Atlanta Gas Light filed a petition for IPR, challenging all claims of a patent relating to an anti-icing device for gas pressure regulators.  The petitioner is a direct, wholly owned subsidiary of AGL Resources. (AGLR).  AGLR has officers, but no other employees, and operates as a holding company that conducts substantially all of its operations through its subsidiaries.  AGLR has another subsidiary, AGL Services Company (AGLS), a sister company of the petitioner, that provides “support services (e.g., legal, supply chain, facilities) to various subsidiaries of AGLR,” such as the petitioner.  After the patent owner sued the petitioner for infringement of the patent, the petitioner entered negotiations with McJunkin Red Man Corporation (MRMC) related to indemnity provisions of a supply agreement.  Negotiations with MRMC involved officers for the petitioner, as well as for other AGLR subsidiaries.  The Board noted that the evidence presented during the trial proceeding amounted to corporate blurring, stating that certain functions were referred to casually, both internally and externally, by the umbrella designations AGL or AGL Resources, although such functions were assigned to the different entities.

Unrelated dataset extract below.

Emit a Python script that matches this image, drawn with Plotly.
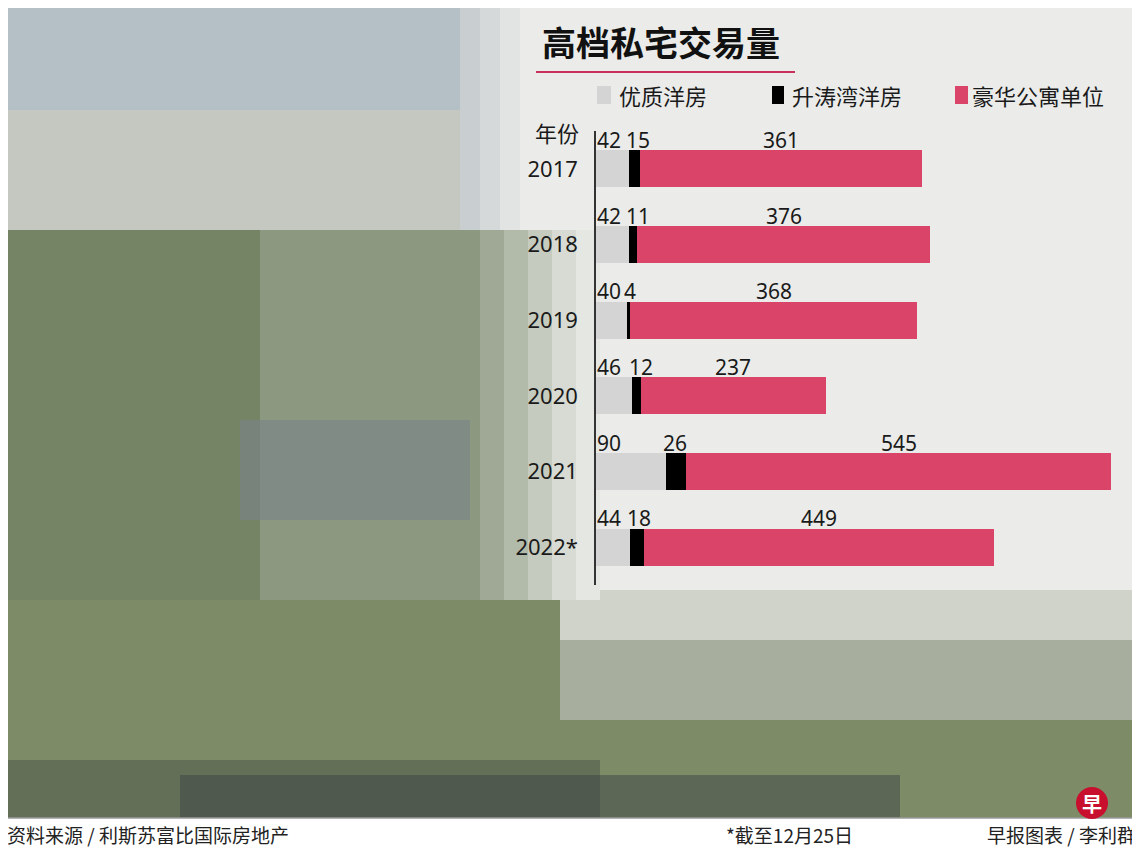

The Board concluded that the burden to identify all the real-parties-in-interest in the petition remained with the petitioner, finding that the patent owner provided sufficient rebuttal evidence that reasonably brought into question the accuracy of the petitioner’s identification of the real-parties-in-interest.  In analyzing the issue of whether the petitioner had shown that the level of involvement was insufficient to conclude that AGLR was a real party in interest, the Board applied relevant factors that tipped in favor of finding AGLR to be a real-parties-in-interest in the proceeding.  The Board concluded that the use of the umbrella term AGL Resources in referring to AGLR and its subsidiaries on letterheads, email addresses, website addresses, etc. created a pre-existing substantive legal relationship with the petitioner that justified binding AGLR to the proceeding.  The Board also concluded that AGLR possessed sufficient control over the proceeding, as evidenced by AGLR’s involvement in the proceeding, to be a party-in-interest.  These include the demonstrated participation of officers and employees of AGLR and AGLS.  There was therefore, a lack of clarity over who actually financed the IPR filing fees and attorney costs.

Analyzing 35 U.S.C. § 312(a)(2), the Board concluded that the IPR petition should not be considered, finding that it was incomplete.  The Board rejected the petitioner’s argument that the remedy is not termination of the IPR, stating that no instance has been found in which authorization to amend the petition to correct the identification of all real-parties-in-interest have been granted after trial institution.  The Board noted that the petitioner failed to take necessary steps to put the merits of its position before the Board, noting that the petitioner did not request authorization to correct the petition even when it became aware that the patent owner challenged the petitioner’s identification of the real-parties-in-interest before institution of the proceeding.  In addition, the Board noted that a corrected petition would be barred under 35 U.S.C. § 315(b), finding that correction of the petition as proposed would require assignment of a new filing date that would necessarily fall more than one year, since the petitioner was served with a complaint in the related litigation.